The “Community Music” sessions incorporate the past into the present, making music that’s a new kind of timeless. “Levon’s not here, and Henry’s not here, and Hal Willner’s not here, and Roswell Rudd’s not here, and Lou Reed’s not here,” says Bernstein. “So I’m carrying forward all the stuff I learned from them — but through me, the way I look at it.  Hal used to say, as our favorite musicians were passing, ‘It’s up to us now — we need to make the music with the same intent as our heroes. We have to be our own heroes now.'”

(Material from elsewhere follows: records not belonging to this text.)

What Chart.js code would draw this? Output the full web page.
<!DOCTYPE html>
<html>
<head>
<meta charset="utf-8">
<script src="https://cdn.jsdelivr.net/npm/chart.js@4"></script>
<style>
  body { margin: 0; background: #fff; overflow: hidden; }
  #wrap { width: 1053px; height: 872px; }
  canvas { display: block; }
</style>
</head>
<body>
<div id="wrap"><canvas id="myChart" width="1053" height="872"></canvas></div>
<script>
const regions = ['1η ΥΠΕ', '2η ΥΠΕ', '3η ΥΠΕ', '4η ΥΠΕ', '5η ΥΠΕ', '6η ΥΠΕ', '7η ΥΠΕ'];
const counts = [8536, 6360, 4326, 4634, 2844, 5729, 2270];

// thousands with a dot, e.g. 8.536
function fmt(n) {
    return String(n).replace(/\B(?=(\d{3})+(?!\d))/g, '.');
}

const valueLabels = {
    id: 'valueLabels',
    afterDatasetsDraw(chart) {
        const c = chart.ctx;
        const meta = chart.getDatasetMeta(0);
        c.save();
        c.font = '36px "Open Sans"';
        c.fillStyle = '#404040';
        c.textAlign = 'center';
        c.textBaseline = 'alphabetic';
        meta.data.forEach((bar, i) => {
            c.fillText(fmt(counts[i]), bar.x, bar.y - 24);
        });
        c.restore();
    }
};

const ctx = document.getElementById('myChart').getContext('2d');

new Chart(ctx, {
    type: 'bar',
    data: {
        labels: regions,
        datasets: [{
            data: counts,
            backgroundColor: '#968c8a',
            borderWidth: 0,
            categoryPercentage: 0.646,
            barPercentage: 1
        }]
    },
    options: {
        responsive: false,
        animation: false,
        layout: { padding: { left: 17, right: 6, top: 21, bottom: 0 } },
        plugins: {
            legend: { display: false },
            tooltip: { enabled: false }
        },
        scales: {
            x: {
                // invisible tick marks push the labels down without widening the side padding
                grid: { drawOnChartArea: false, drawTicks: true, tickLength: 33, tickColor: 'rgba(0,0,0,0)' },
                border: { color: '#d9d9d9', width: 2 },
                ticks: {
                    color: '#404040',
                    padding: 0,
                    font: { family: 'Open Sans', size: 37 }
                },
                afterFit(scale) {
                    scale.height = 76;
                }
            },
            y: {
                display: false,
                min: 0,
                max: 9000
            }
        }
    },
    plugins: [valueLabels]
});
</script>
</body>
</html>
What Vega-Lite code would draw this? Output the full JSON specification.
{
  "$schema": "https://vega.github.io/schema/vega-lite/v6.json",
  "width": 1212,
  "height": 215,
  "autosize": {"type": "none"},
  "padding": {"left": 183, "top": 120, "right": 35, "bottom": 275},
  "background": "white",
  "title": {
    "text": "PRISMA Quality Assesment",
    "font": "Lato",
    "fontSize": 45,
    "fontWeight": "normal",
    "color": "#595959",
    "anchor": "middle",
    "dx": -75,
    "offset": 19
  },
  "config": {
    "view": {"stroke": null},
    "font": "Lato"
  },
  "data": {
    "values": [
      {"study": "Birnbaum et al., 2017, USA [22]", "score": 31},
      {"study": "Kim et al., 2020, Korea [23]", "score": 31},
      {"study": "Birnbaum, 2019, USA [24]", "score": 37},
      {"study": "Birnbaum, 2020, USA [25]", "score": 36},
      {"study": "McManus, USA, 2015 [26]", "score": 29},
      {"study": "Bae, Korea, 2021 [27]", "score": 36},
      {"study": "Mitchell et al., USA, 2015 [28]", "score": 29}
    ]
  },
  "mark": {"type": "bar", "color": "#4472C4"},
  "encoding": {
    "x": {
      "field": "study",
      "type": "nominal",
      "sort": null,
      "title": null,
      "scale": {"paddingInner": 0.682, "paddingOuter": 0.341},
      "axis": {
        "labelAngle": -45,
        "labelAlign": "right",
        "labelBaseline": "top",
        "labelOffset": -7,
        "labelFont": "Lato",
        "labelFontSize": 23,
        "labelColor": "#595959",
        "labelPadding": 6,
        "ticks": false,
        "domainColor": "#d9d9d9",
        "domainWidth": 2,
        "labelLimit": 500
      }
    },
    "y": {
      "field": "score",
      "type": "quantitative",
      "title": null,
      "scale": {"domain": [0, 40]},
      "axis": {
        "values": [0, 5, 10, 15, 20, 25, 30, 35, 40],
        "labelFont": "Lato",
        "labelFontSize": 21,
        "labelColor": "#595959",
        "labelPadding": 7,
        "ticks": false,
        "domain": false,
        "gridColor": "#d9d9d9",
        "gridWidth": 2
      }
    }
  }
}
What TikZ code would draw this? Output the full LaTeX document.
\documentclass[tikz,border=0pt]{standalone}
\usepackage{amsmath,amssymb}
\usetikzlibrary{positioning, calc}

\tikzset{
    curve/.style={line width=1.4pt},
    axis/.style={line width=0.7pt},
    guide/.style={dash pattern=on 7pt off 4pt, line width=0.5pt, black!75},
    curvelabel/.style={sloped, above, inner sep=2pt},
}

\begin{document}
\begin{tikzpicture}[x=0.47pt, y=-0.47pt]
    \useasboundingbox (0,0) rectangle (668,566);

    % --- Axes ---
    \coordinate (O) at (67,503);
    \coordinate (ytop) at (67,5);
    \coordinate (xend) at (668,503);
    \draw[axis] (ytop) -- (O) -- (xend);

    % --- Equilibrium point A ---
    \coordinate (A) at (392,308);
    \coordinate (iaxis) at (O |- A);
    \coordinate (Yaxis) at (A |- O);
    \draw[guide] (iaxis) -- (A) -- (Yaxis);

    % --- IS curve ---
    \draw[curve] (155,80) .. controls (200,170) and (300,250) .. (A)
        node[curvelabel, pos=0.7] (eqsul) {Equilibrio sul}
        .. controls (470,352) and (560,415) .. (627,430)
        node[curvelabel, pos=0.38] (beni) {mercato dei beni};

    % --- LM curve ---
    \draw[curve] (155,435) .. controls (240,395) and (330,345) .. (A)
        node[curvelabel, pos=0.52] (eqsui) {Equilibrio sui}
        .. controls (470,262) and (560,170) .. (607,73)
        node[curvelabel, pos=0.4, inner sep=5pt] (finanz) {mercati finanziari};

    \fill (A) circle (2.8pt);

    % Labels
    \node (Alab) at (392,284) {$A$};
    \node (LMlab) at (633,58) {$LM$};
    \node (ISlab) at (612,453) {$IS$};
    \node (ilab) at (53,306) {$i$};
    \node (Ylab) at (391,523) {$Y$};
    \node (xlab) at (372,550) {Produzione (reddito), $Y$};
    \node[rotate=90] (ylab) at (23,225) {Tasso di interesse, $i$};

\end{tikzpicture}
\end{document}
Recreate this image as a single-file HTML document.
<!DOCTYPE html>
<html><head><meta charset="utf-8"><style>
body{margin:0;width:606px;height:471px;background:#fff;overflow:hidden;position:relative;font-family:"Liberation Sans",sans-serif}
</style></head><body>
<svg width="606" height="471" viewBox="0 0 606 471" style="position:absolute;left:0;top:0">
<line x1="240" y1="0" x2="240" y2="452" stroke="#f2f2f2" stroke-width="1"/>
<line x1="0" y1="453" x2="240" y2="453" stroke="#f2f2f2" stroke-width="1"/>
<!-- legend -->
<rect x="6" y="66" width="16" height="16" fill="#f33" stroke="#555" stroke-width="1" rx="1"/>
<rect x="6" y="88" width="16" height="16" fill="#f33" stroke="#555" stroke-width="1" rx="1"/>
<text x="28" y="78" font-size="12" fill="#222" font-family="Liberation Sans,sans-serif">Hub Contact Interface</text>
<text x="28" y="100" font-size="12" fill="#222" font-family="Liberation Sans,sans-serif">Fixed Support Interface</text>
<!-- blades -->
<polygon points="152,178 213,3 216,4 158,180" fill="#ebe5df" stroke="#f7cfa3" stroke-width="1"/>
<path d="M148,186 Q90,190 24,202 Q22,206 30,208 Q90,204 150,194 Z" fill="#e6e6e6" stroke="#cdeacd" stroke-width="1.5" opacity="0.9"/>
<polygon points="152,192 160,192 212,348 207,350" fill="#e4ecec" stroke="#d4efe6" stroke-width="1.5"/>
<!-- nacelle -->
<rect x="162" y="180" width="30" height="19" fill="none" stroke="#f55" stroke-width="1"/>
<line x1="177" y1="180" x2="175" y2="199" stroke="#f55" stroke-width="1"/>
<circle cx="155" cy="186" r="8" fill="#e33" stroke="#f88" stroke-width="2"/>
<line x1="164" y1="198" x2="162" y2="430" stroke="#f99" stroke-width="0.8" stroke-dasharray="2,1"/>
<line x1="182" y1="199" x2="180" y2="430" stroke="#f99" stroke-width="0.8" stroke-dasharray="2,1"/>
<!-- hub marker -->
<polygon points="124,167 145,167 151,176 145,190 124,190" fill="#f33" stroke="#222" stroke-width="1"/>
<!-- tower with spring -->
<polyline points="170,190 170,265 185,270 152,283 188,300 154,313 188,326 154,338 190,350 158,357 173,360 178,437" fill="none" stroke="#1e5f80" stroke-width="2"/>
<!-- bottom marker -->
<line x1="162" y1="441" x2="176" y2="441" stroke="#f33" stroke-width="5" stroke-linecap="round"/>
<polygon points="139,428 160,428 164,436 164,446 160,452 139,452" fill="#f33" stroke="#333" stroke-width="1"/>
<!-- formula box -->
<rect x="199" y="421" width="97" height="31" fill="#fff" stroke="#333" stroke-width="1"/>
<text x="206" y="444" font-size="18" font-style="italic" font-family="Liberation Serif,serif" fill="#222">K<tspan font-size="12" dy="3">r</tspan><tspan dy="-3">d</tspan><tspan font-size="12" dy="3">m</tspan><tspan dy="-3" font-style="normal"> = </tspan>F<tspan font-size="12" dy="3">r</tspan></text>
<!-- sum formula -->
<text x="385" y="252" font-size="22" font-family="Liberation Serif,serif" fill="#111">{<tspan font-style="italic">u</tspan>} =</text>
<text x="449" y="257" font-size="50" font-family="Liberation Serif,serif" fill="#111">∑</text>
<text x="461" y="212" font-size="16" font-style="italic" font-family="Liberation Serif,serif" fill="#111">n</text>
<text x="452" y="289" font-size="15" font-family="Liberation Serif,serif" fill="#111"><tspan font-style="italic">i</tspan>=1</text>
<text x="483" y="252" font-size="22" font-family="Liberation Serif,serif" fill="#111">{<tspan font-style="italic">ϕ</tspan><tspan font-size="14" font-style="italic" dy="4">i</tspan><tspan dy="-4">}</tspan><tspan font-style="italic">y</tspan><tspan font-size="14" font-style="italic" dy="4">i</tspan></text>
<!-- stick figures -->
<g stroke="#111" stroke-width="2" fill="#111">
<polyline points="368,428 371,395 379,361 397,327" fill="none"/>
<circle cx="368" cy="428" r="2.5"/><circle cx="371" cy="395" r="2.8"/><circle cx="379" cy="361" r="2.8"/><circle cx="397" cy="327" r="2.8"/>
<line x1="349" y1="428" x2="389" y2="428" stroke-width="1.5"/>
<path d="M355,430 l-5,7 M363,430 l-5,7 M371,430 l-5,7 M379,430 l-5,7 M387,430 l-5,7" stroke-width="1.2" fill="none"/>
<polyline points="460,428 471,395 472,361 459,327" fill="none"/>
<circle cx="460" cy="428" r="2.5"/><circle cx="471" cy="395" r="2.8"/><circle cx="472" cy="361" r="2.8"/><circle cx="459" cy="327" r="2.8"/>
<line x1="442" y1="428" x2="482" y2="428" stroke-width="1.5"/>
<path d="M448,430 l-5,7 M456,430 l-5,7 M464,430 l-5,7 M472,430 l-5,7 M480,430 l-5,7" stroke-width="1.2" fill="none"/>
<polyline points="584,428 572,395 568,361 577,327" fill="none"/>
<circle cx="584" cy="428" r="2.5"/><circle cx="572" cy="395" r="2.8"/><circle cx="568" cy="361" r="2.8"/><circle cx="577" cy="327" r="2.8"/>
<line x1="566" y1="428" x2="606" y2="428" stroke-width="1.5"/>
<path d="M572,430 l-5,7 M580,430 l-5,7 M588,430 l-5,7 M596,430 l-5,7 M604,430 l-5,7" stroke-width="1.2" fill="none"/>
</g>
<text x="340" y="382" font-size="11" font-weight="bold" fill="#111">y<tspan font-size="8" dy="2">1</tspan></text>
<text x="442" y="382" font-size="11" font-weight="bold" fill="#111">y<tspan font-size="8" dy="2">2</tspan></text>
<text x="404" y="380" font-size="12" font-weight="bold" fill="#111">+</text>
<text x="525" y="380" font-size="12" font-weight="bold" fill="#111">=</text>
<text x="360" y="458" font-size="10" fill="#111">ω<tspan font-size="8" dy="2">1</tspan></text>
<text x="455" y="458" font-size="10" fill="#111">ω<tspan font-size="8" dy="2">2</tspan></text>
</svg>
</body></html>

The Millennial Territory Orchestra community are heroes in that sense but also in the way they’ve come together to make this essentially joyous music even in the face of misfortune. It’s the spirit of the New Orleans second line, alchemizing sorrow into a celebration of life. “These records really aren’t all about my loss,” Bernstein says, “but that’s also what’s bonded this community in an even stronger way — because those experiences have given us an even greater awareness of how sacred life is. You hear that in all of this music, whether it’s a happy song or a sad song, you can hear the reverence we all have for life.  We don’t take these opportunities to play music together lightly.” And you can hear that loud and clear on every note of every tune of the “Community Music” sessions. Listen and be uplifted.